By Chris Shoemaker
Bluefield College in Bluefield, Va., is weighing in on the national debate on affordable higher education with a newly announced plan to reduce its tuition by nearly 50 percent for qualifying students.
During a recent press conference, Bluefield president David Olive shared the details of his school’s new Pathways tuition initiative which he said, “will provide a ‘pathway’ to quality higher education for students of the [central Appalachian] region with little to no direct out-of-pocket impact on their families.”
Starting with the 2015-2016 academic year, the Pathways tuition plan lowers Bluefield’s annual tuition from $23,295 to $12,000 for prospective students who qualify for the federal Pell grant, live at home and attend a school district within a 45-mile radius of its campus.
One-fourth of traditional students attending Bluefield this year qualified for a full Pell award, including 43 percent of the fall 2014 freshman class. Last fall, for the first time in school history, 100 percent of BC students received some form of financial aid.
Bluefield is already ranked among the Top 50 Christian colleges with the lowest student debt by Christian Universities Online and among the most affordable colleges online by College Choice. The school is affiliated with the Baptist General Association of Virginia.
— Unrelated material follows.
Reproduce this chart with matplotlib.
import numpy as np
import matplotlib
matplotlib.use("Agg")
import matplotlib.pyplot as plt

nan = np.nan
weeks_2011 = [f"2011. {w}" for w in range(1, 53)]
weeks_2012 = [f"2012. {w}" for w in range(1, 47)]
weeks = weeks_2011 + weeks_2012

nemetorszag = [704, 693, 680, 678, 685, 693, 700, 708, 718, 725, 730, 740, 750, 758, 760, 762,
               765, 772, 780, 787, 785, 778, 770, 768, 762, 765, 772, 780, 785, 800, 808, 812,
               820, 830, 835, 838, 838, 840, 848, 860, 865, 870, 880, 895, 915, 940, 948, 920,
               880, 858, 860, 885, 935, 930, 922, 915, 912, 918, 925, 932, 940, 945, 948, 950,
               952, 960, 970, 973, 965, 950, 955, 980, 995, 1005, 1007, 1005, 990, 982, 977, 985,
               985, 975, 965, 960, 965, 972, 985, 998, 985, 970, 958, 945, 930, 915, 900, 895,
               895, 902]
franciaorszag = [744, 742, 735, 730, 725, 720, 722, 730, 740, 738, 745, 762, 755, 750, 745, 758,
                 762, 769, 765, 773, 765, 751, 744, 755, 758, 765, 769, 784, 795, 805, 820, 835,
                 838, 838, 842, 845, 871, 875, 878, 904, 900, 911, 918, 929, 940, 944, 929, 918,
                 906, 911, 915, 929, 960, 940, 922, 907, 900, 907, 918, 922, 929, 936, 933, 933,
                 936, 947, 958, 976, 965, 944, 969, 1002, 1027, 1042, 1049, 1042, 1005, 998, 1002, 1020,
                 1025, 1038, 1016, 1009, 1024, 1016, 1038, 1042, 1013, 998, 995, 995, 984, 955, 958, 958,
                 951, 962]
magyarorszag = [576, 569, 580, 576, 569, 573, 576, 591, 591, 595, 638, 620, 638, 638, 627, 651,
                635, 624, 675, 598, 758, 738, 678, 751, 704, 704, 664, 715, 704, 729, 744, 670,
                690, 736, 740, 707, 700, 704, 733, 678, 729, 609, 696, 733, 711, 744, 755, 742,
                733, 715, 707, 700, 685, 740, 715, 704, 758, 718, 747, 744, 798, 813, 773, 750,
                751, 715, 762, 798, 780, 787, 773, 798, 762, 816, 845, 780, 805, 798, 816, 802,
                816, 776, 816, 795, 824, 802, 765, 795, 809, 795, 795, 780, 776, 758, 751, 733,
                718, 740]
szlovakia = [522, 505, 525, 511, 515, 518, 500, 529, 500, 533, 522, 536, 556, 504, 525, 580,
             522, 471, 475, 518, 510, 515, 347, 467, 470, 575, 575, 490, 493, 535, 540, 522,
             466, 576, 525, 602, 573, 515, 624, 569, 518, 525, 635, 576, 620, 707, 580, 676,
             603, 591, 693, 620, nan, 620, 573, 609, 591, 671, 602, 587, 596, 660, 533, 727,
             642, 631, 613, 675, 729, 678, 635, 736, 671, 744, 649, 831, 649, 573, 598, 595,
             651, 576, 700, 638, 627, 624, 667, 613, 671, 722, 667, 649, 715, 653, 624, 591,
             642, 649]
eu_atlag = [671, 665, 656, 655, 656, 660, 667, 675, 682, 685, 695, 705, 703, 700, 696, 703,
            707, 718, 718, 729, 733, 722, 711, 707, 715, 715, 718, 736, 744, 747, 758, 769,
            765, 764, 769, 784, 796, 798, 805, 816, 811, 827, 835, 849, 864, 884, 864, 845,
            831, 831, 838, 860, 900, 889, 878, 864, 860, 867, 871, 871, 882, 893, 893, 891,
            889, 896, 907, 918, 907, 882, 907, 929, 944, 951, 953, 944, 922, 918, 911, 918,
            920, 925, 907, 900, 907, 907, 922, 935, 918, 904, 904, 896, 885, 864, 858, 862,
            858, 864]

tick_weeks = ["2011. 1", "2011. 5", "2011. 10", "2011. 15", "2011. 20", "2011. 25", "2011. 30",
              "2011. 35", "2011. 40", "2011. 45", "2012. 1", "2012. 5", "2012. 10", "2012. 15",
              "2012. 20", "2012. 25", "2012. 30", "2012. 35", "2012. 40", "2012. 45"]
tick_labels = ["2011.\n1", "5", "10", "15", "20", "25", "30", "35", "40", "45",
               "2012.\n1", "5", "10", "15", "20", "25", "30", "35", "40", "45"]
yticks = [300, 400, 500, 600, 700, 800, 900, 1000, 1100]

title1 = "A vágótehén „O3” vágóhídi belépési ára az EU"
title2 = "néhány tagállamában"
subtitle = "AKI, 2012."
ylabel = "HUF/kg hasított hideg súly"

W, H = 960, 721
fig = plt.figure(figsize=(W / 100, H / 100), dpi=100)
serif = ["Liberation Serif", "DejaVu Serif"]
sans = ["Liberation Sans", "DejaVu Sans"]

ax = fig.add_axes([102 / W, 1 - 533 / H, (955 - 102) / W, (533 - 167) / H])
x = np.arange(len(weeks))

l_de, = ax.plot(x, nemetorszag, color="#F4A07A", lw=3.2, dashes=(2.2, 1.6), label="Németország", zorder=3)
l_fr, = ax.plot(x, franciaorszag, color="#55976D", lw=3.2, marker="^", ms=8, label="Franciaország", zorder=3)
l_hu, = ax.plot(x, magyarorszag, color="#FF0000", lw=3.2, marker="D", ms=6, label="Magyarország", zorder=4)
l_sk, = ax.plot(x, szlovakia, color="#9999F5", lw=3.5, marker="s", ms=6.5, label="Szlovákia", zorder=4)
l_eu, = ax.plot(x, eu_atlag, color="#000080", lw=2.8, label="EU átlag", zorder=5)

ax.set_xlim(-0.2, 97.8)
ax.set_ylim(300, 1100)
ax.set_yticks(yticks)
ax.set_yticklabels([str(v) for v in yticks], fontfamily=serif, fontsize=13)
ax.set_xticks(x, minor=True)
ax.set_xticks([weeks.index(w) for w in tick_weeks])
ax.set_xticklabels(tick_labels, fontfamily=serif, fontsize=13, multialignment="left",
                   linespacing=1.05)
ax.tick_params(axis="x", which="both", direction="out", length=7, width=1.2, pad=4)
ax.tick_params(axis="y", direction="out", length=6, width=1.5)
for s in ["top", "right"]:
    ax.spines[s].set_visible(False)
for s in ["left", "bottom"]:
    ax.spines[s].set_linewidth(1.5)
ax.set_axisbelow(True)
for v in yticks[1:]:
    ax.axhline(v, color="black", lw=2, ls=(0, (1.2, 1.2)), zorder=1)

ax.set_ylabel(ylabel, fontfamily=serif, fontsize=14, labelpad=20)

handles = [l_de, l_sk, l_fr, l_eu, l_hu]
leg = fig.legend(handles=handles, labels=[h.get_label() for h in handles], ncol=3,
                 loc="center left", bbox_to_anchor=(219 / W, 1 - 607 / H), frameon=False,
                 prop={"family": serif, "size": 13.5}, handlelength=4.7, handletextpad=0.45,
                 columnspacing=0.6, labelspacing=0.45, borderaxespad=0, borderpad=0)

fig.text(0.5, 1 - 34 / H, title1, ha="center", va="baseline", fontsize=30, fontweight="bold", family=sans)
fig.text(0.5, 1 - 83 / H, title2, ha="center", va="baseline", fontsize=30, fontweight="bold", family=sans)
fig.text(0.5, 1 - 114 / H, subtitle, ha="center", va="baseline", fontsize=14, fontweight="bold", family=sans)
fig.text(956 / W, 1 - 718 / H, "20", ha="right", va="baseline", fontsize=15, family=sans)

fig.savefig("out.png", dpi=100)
“Bluefield College has a rich history and admirable mission,” said Olive. “Virginia Baptists and community members partnered 94 years ago to create a college that would serve the educational and spiritual needs of the young people in Appalachia. I’m proud to say we’re continuing to do that, and the Pathways initiative will just further our mission of being a place of accessibility.”
While not eligible for Bluefield institutional aid (such as academic, need-based or athletic/talent) under the Pathways plan, students may still qualify for outside scholarships from foundations, service clubs and other independent organizations. With external aid, Pell, and the significant reduction in tuition, students could graduate with much less debt than the average college student, said administrators.
Bluefield’s reduced tuition was announced as President Barack Obama unveiled America’s College Promise, a national program designed to make two years of college as free and universal as high school and to cut the costs of college for American students.
“In recent years, the national discourse on higher education has been centered on concerns over the rising level of student debt, the rising costs of education, and whether the average American family can afford a college education,” said Olive. “In part, we are responding to the President’s challenge to the higher education sector that we should always be mindful of those who are desperately in need of an education to better their lives but have little means to obtain their dreams.”